Mal diagnosticata, spesso confusa con la gravissima e incurabile Sla, troppo spesso trattata in modo inappropriato. È il profilo della Neuropatia motoria multifocale (Nmm), malattia rara che origina da una improvvisa disregolazione del sistema immunitario e interessa circa una persona ogni 100mila, per lo più uomini tra i 20 e i 50 anni, manifestandosi con una strana debolezza alle mani che progredisce rendendo difficili le azioni che richiedono precisione nelle dita: dall'allacciare i bottoni della camicia al girare le chiavi nella serratura o pettinarsi. Una volta approdati dal neurologo, la diagnosi corretta arriva spesso solo dopo 2 o 3 anni di trattamenti inappropriati o talvolta dannosi.

Il focus sulla malattia è stato tracciato venerdì scorso nel corso del convegno "Le malattie disimmuni del sistema nervoso", organizzato a Roma dall'Osservatorio nazionale delle malattie rare O.Ma.R, con il contributo educazionale di Baxter. Individuata per la prima volta intorno agli anni '80 la Nmm, a differenza della Sla, ha un andamento decisamente più benigno anche se può essere estremamente disabilitante: «La patologia, ha spiegato Eduardo Nobile-Orazio (Irccs Humanitas, Rozzano), non risponde alla terapia con steroidi o plasmaferesi ma unicamente alla somministrazione di immunoglobuline per via endovenosa, terapia che agisce sugli anticorpi IgM anti Gm1 migliorando la vita dei pazienti, va ripetuta con una frequenza variabile (solitamente mensile) ed è efficace nell'80% dei casi».
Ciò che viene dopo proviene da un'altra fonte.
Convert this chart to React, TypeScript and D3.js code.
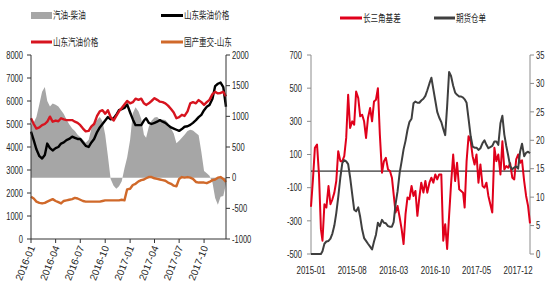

Sebbene il farmaco per la terapia della Mmn sia disponibile da oltre un anno con indicazione specifica per questa rara malattia, dal dibattito è emerso che ancora troppi pazienti sono esclusi dal gold standard dei trattamenti.

«L'immunoglobulina specifica endovena, che va somministrata per lunghi periodi, è l'unico farmaco attualmente specifico per il trattamento di questa neuropatia - ha spiegato Gabriele Siciliano (Università di Pisa) -. Il trattamento ha un certo costo, ma le alternative economiche, rappresentate a esempio da antinfiammatori, per la Mmn non solo non funzionano, ma rischiano di peggiorare la situazione. Non è dunque il caso di risparmiare sulla terapia che può garantire ai pazienti l'autonomia. E le chiare indicazioni dell'ente regolatorio del farmaco dovrebbero eliminare ogni ulteriore perplessità».